Sehome is a neighborhood built on a hill, and its decks show it. Wedged between downtown Bellingham and the Western Washington University campus, with the 180-acre Sehome Hill Arboretum rising behind it, this is a place where a backyard is often a slope and the deck is the only truly flat outdoor space a house has. Get the deck right and you gain a room with a view over the rooftops toward Bellingham Bay. Get it wrong and you have a wobbly platform on stilts.
Building Decks on Sehome's Slopes
Elevated and hillside decks are structural projects first and carpentry projects second. Many of the decks we replace in Sehome were built decades ago on undersized posts with minimal bracing, and on a slope every weakness is amplified — footings creep, tall posts rack, and railings loosen exactly where a fall would matter most.
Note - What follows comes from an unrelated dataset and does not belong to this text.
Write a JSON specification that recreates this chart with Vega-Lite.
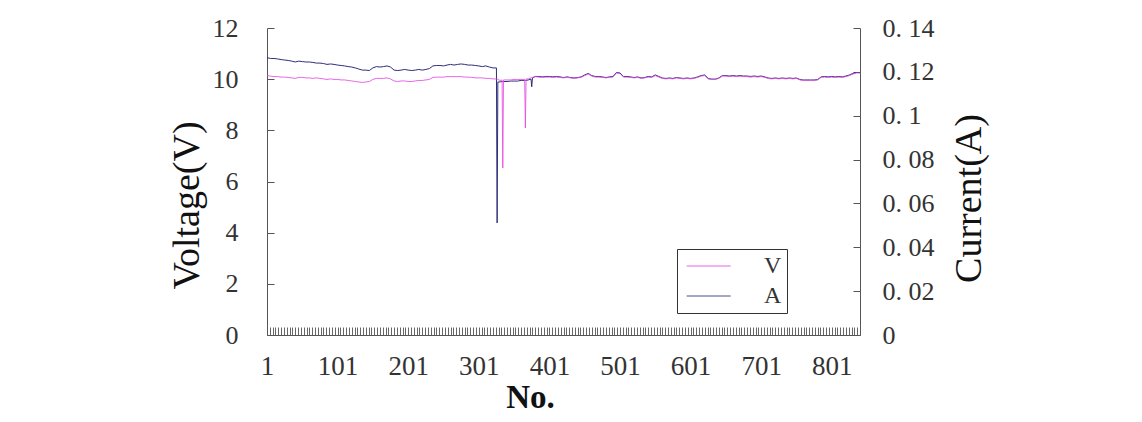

Our hillside builds start below grade: engineered footings placed for the slope, ground-contact-rated posts on standoff hardware, and diagonal bracing that makes a tall deck feel planted.
Then there is the arboretum effect. Sehome's tree cover is glorious and merciless — needles, cones, and deep shade keep deck surfaces damp for months, and moss films anything horizontal by midwinter. On shaded lots we usually recommend capped composite decking with hidden fasteners; it sheds the green film with a rinse instead of demanding an annual scrub-and-stain campaign. On the sunnier streets lower in the neighborhood, cedar remains a handsome, budget-friendlier option.